In rocky economic times, asset managers who want to allocate scarce resources more efficiently must apply more rigorous tactics to measuring the impact of distribution, according to kasina, an asset management consultancy.

With current narrowing margins, market volatility and macroeconomic uncertainty, effective use of metrics can make the difference for asset managers who want to sell, service, and market better than the competition, kasina said.

Firms tend to focus on metrics that are easily attainable, those that are necessary for determining variable compensation (for sales), and those that reflect overall firm performance relative to stated goals.

But the metrics currently used leave many important strategic questions unanswered, according to the study.

Though current metrics give firms a top-level, bird's eye view of distribution, they don't adequately measure the many variables that contribute to sales.

Instead, firms should look towards different kinds of metrics to gauge the true value of areas within the firm, such as marketing, whose contribution "has been notoriously difficult to measure in the past," kasina reported.

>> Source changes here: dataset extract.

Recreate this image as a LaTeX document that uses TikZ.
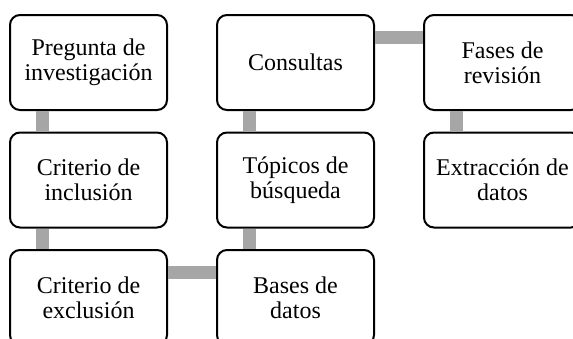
\documentclass[tikz,border=0pt]{standalone}
\usepackage{fontspec}
\setmainfont{Liberation Serif}
\usepackage{tikz}
\usetikzlibrary{calc}

\begin{document}
\begin{tikzpicture}[
        x=1pt, y=-1pt,
        paso/.style={draw=black, line width=2pt, fill=white, rounded corners=10pt,
                     minimum width=157pt, minimum height=95pt, align=center,
                     inner sep=0pt, font=\fontsize{24}{25}\selectfont},
        enlace/.style={draw=black!35, line width=13pt},
    ]
    \useasboundingbox (0, 0) rectangle (573, 338);
    \clip (0, 0) rectangle (573, 338);

    \node[paso] (pregunta)   at (88.5, 62.5)  {Pregunta de\\investigación};
    \node[paso] (inclusion)  at (88.5, 180.0) {Criterio de\\inclusión};
    \node[paso] (exclusion)  at (88.5, 297.5) {Criterio de\\exclusión};
    \node[paso] (consultas)  at (295.5, 62.5) {Consultas};
    \node[paso] (topicos)    at (295.5, 180.0) {Tópicos de\\búsqueda};
    \node[paso] (bases)      at (295.5, 297.5) {Bases de\\datos};
    \node[paso] (fases)      at (502.5, 62.5) {Fases de\\revisión};
    \node[paso] (extraccion) at (502.5, 180.0) {Extracción de\\datos};

    \draw[enlace] ($(pregunta.south west)+(33, 0)$) -- ($(inclusion.north west)+(33, 0)$);
    \draw[enlace] ($(inclusion.south west)+(33, 0)$) -- ($(exclusion.north west)+(33, 0)$);
    \draw[enlace] ($(exclusion.north east)+(0, 23)$) -- ($(bases.north west)+(0, 23)$);
    \draw[enlace] ($(bases.north west)+(33, 0)$) -- ($(topicos.south west)+(33, 0)$);
    \draw[enlace] ($(topicos.north west)+(33, 0)$) -- ($(consultas.south west)+(33, 0)$);
    \draw[enlace] ($(consultas.north east)+(0, 23)$) -- ($(fases.north west)+(0, 23)$);
    \draw[enlace] ($(fases.south west)+(33, 0)$) -- ($(extraccion.north west)+(33, 0)$);

\end{tikzpicture}
\end{document}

Net and gross sales figures are also of little value in evaluating the relative effectiveness of various current distribution efforts when making future strategy and resource allocation decisions.

Firms can rethink their current approach to metrics by disaggregating data, contextualizing data and opening up information flows, the study, entitled "Quantifying Distribution Strategies," found.

"But to truly follow through, firms must first overcome some common roadblocks that prevent accurate metrics and data from being obtained. Lack of transparency, time and resources are frequent obstacles firms face when generating metrics," kasina said.

The report also called into question individual distribution functions: among the distribution executives interviewed for the study, 50% felt their sales team was overvalued, while 58% felt their marketing team was undervalued.